Across America
The past two weeks were a bad time for a financial columnist to be gone — or maybe they were a fine time. I've been warning about this collapse for years, not as a wish but as a concern. That our practices of deregulation, consolidation, hollowing out of the economy and building a vast Ponzi-scheme economy in its place would inevitably come crashing down.
Gone was a train trip from Seattle to Baltimore, where the Bouchercon mystery writers' convention was honoring my editor, Barbara Peters, and publisher, Robert Rosenwald. Susan and I wanted to take Amtrak across this big land before Republican John Sidney McCain III was elected and followed through on his longtime obsession to shut down the national passenger rail system. In fact, Amtrak does a fine job, especially considering the years of underfunding it must fight against, and the fact that it is a mere tenant on the railroads it travels (outside of the Northeast Corridor).
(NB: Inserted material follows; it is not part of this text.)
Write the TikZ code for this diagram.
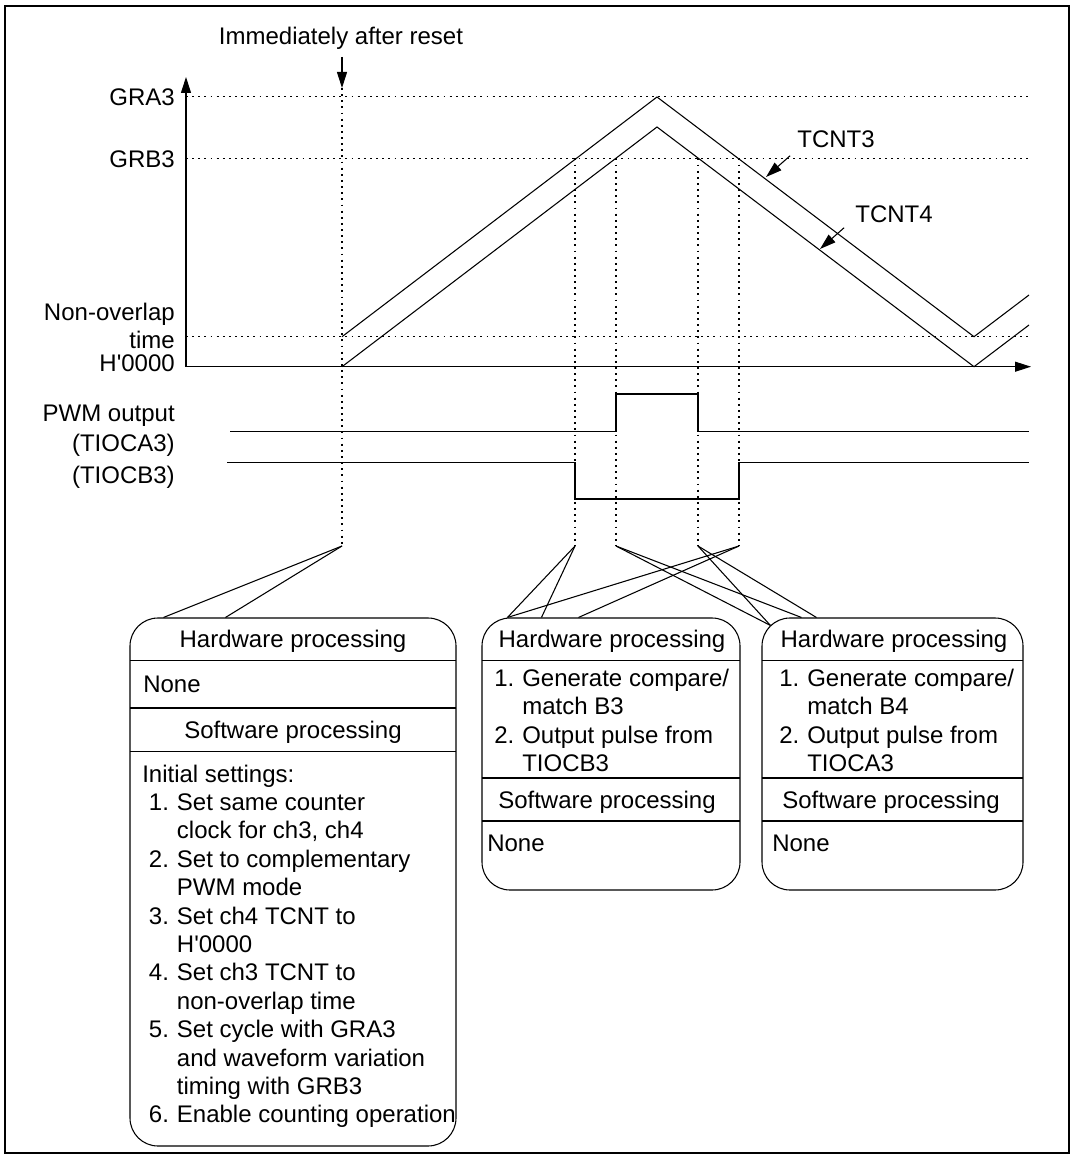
\documentclass[tikz,border=0pt]{standalone}
\usepackage{fontspec}
\setmainfont{Liberation Sans}
\usetikzlibrary{arrows.meta,calc,fit,positioning}

\begin{document}
\begin{tikzpicture}[
            x = 0.75pt, y = -0.75pt,
            every node/.style={font=\fontsize{18pt}{21.3pt}\selectfont, inner sep=0pt},
            line/.style={line width = .8pt},
            guide/.style={line width = .8pt, dash pattern=on 1.4pt off 3.2pt},
            tip/.style={-{Triangle[length=12pt, width=7.5pt]}},
            procbox/.style={draw, line width = .8pt, rounded corners=21pt, inner sep=0pt},
            lbl/.style={anchor=base east},
            item/.style={anchor=base west},
            head/.style={anchor=base},
            ]

        \useasboundingbox (0,0) rectangle (1074,1159);
        \draw[line width=1.5pt] (5,6) rectangle (1069,1153);

        % axes and levels
        \coordinate (O) at (186,366.7);
        \coordinate (yTop) at (186,77);
        \coordinate (xEnd) at (1031,366.7);
        \draw[line, tip] (O) -- (yTop);
        \draw[line, tip] (O) -- (xEnd);

        \draw[guide] (186,96.7) -- (1029,96.7);
        \draw[guide] (186,158.5) -- (1029,158.5);
        \draw[guide] (186,336.7) -- (1029,336.7);

        \node[lbl] (gra) at (175,105.3) {GRA3};
        \node[lbl] (grb) at (175,167) {GRB3};
        \node[lbl] (nol) at (175,320) {Non-overlap};
        \node[lbl] (nolt) at (175,348.3) {time};
        \node[lbl] (zero) at (175,371) {H\textquotesingle 0000};
        \node[lbl] (pwm) at (175,421.7) {PWM output};
        \node[lbl] (outA) at (175,451.7) {(TIOCA3)};
        \node[lbl] (outB) at (175,483.3) {(TIOCB3)};

        % reset marker
        \node[head] (reset) at (341,45) {Immediately after reset};
        \coordinate (rstTop) at (342,57);
        \coordinate (rstTip) at (342,88);
        \draw[line, tip] (rstTop) -- (rstTip);

        % counters
        \draw[line] (342,336.7) -- (657,97) -- (974,336.7) -- (1029,295);
        \draw[line] (342,366.7) -- (657,127) -- (974,366.7) -- (1029,325);

        \node (tc3) at (836,139) {TCNT3};
        \node (tc4) at (894,214) {TCNT4};
        \draw[line, tip] ($(tc3.south west)+(-7,8)$) -- (766,177);
        \draw[line, tip] ($(tc4.south west)+(-11,5)$) -- (820,249);

        % pwm outputs
        \draw[line] (230,431.7) -- (616,431.7) -- (616,394) -- (698,394) -- (698,431.7) -- (1029,431.7);
        \draw[line] (227,462.3) -- (575,462.3) -- (575,499) -- (739,499) -- (739,462.3) -- (1029,462.3);

        % timing marks
        \coordinate (rstEnd) at (342,546);
        \coordinate (cmB3) at (575,546);
        \coordinate (cmA4) at (616,546);
        \coordinate (cmB4) at (698,546);
        \coordinate (cmA3) at (739,546);
        \draw[guide] (rstTip) -- (rstEnd);
        \draw[guide] (575,158.5) -- (cmB3);
        \draw[guide] (616,158.5) -- (cmA4);
        \draw[guide] (698,158.5) -- (cmB4);
        \draw[guide] (739,158.5) -- (cmA3);

        % processing boxes
        \node[procbox, fit={(130,618) (456,1146)}] (boxL) {};
        \node[procbox, fit={(482,618) (740,890)}] (boxM) {};
        \node[procbox, fit={(762,618) (1023,890)}] (boxR) {};

        \draw[line] (130,660.7) -- (456,660.7);
        \draw[line] (130,708) -- (456,708);
        \draw[line] (130,751.7) -- (456,751.7);
        \draw[line] (482,660.5) -- (740,660.5);
        \draw[line] (482,778) -- (740,778);
        \draw[line] (482,821) -- (740,821);
        \draw[line] (762,660.5) -- (1023,660.5);
        \draw[line] (762,778) -- (1023,778);
        \draw[line] (762,821) -- (1023,821);

        \draw[line] (rstEnd) -- ($(boxL.north west)+(34,0)$);
        \draw[line] (rstEnd) -- ($(boxL.north west)+(96,0)$);
        \draw[line] (cmB3) -- ($(boxM.north west)+(26,0)$);
        \draw[line] (cmB3) -- ($(boxM.north west)+(60,0)$);
        \draw[line] (cmA3) -- ($(boxM.north west)+(26,0)$);
        \draw[line] (cmA3) -- ($(boxM.north west)+(97,0)$);
        \draw[line] (cmA4) -- ($(boxR.north west)+(9,8)$);
        \draw[line] (cmA4) -- ($(boxR.north west)+(40,0)$);
        \draw[line] (cmB4) -- ($(boxR.north west)+(9,8)$);
        \draw[line] (cmB4) -- ($(boxR.north west)+(55,0)$);

        % box texts
        \node[head] (hwL) at (293,647) {Hardware processing};
        \node[item] (noneL) at (143,692.5) {None};
        \node[head] (swL) at (293,738.5) {Software processing};
        \node[item] (listL) at (142,782) {\begin{tabular}[t]{@{\hspace{5pt}}l@{\hspace{6pt}}l@{}}
            \multicolumn{2}{@{}l@{}}{Initial settings:}\\
            1. & Set same counter\\
               & clock for ch3, ch4\\
            2. & Set to complementary\\
               & PWM mode\\
            3. & Set ch4 TCNT to\\
               & H\textquotesingle 0000\\
            4. & Set ch3 TCNT to\\
               & non-overlap time\\
            5. & Set cycle with GRA3\\
               & and waveform variation\\
               & timing with GRB3\\
            6. & Enable counting operation
            \end{tabular}};

        \node[head] (hwM) at (612,647) {Hardware processing};
        \node[item] (listM) at (494,686.5) {\begin{tabular}[t]{@{}l@{\hspace{6pt}}l@{}}
            1. & Generate compare/\\
               & match B3\\
            2. & Output pulse from\\
               & TIOCB3
            \end{tabular}};
        \node[head] (swM) at (607,808) {Software processing};
        \node[item] (noneM) at (487,851.5) {None};

        \node[head] (hwR) at (894,647) {Hardware processing};
        \node[item] (listR) at (779,686.5) {\begin{tabular}[t]{@{}l@{\hspace{6pt}}l@{}}
            1. & Generate compare/\\
               & match B4\\
            2. & Output pulse from\\
               & TIOCA3
            \end{tabular}};
        \node[head] (swR) at (891,808) {Software processing};
        \node[item] (noneR) at (772,851.5) {None};
    \end{tikzpicture}
\end{document}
It's interesting, and heartbreaking, to consider what we might have if we had been investing in high-speed train networks instead of financial swindles over the past 20 years. Even now, the trains are packed and popular.
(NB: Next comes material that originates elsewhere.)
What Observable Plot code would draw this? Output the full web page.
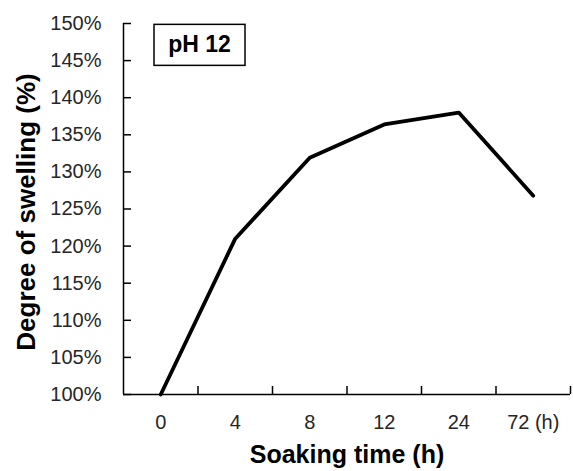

The train forces one out of the crazy rhythms of flying and driving. You see how vast and varied this nation remains, especially in the places left behind by the Interstate highway system. Barely a golden arch profanes the route of the Empire Builder across the northern tier. There are the rotting, bell-towered schoolhouses sitting forlornly on the depopulated Great Plains, the little farm towns, down on their luck for decades but hanging on, the mountaintops our forebears conquered with blood and tears to lay steel rails from coast-to-coast. Anxieties about stolen elections and falling Dow give way to the gentle swaying of the train.